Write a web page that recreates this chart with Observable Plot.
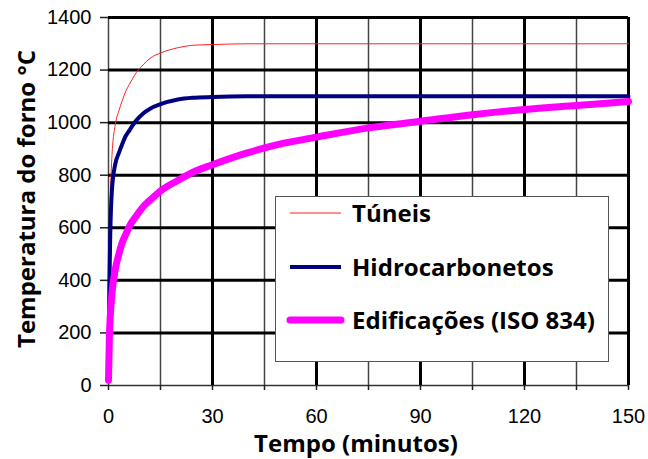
<!DOCTYPE html>
<html>
<head>
<meta charset="utf-8">
<script src="https://cdn.jsdelivr.net/npm/d3@7"></script>
<script src="https://cdn.jsdelivr.net/npm/@observablehq/plot@0.6"></script>
<style>
  html, body { margin: 0; padding: 0; background: #fff; }
  #chart svg { display: block; }
</style>
</head>
<body>
<div id="chart"></div>
<script>
// Fire curves: furnace temperature (°C) against time (minutes)
const minutes = [0, 0.25, 0.5, 1, 2, 3, 4, 5, 6, 8, 10, 12, 15, 20, 25, 30, 40, 50, 60, 75, 90, 105, 120, 135, 150];
const tuneis = [20, 440, 670, 875, 995, 1045, 1085, 1120, 1145, 1190, 1220, 1245, 1265, 1285, 1295, 1297, 1300, 1300, 1300, 1300, 1300, 1300, 1300, 1300, 1300];
const hidrocarbonetos = [20, 375, 570, 745, 845, 885, 920, 950, 970, 1008, 1035, 1053, 1070, 1088, 1095, 1098, 1100, 1100, 1100, 1100, 1100, 1100, 1100, 1100, 1100];
const edificacoes = [20, 185, 260, 350, 445, 500, 545, 575, 605, 645, 680, 705, 740, 780, 815, 840, 885, 920, 945, 980, 1005, 1030, 1050, 1065, 1080];

const seriesNames = ["Túneis", "Hidrocarbonetos", "Edificações (ISO 834)"];
const seriesColors = ["#ff2020", "#000080", "#ff00ff"];
const seriesWidths = [1, 4, 7];

const xTicks = [0, 15, 30, 45, 60, 75, 90, 105, 120, 135, 150];
const xMajor = [30, 60, 90, 120, 150];
const xMinor = [0, 15, 45, 75, 105, 135];
const yTicks = [0, 200, 400, 600, 800, 1000, 1200, 1400];
const yGrid = [200, 400, 600, 800, 1000, 1200, 1400];

const xTitle = "Tempo (minutos)";
const yTitle = "Temperatura do forno °C";

const toRows = (values) => minutes.map((t, i) => ({t, v: values[i]}));
const rows = [tuneis, hidrocarbonetos, edificacoes].map(toRows);

const chart = Plot.plot({
  width: 648,
  height: 459,
  marginLeft: 108,
  marginRight: 20,
  marginTop: 17,
  marginBottom: 74,
  x: {domain: [0, 150]},
  y: {domain: [0, 1400]},
  style: {fontFamily: "'Liberation Sans', Arial, sans-serif", fontSize: "20px", color: "#000", background: "#fff"},
  marks: [
    Plot.ruleX(xMinor, {stroke: "#444", strokeWidth: 1.5}),
    Plot.ruleY([0], {stroke: "#333", strokeWidth: 1.5}),
    Plot.ruleY(yGrid, {stroke: "#000", strokeWidth: 3}),
    Plot.ruleX(xMajor, {stroke: "#000", strokeWidth: 3}),
    Plot.axisY({ticks: yTicks, tickSize: 8, tickPadding: 9, label: null, strokeWidth: 1.5, stroke: "#222",
      tickFormat: d => String(d)}),
    Plot.axisX({ticks: xTicks, tickSize: 5, tickPadding: 18, label: null, strokeWidth: 1.5, stroke: "#222",
      tickFormat: d => d % 30 === 0 ? String(d) : ""}),
    ...rows.map((data, i) => Plot.line(data, {
      x: "t", y: "v", curve: "monotone-x",
      stroke: seriesColors[i], strokeWidth: seriesWidths[i],
      strokeLinecap: "round", strokeLinejoin: "round"
    }))
  ]
});

document.getElementById("chart").appendChild(chart);

// Titles and legend box drawn on top of the plot
const svg = d3.select(chart);
const titleFont = "'Open Sans', Lato, sans-serif";

svg.append("text")
  .attr("x", 356).attr("y", 452)
  .attr("text-anchor", "middle")
  .attr("font-family", titleFont).attr("font-weight", "bold").attr("font-size", 24)
  .attr("fill", "#000")
  .text(xTitle);

svg.append("text")
  .attr("transform", "translate(35,199) rotate(-90)")
  .attr("text-anchor", "middle")
  .attr("font-family", titleFont).attr("font-weight", "bold").attr("font-size", 24)
  .attr("fill", "#000")
  .text(yTitle);

const legend = svg.append("g");
legend.append("rect")
  .attr("x", 275.5).attr("y", 196.5).attr("width", 333).attr("height", 165)
  .attr("fill", "#fff").attr("stroke", "#555").attr("stroke-width", 1);

const legendY = [213, 267, 320];
seriesNames.forEach((name, i) => {
  legend.append("line")
    .attr("x1", 290).attr("x2", 341)
    .attr("y1", legendY[i]).attr("y2", legendY[i])
    .attr("stroke", seriesColors[i]).attr("stroke-width", seriesWidths[i])
    .attr("stroke-linecap", i === 2 ? "round" : "butt");
  legend.append("text")
    .attr("x", 352).attr("y", legendY[i]).attr("dy", "0.36em")
    .attr("text-anchor", "start")
    .attr("font-family", titleFont).attr("font-weight", "bold").attr("font-size", 24)
    .attr("fill", "#000")
    .text(name);
});
</script>
</body>
</html>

Direction:
Go through the data and count each line that has the word "chart", then give the total alone.

Task solution:
6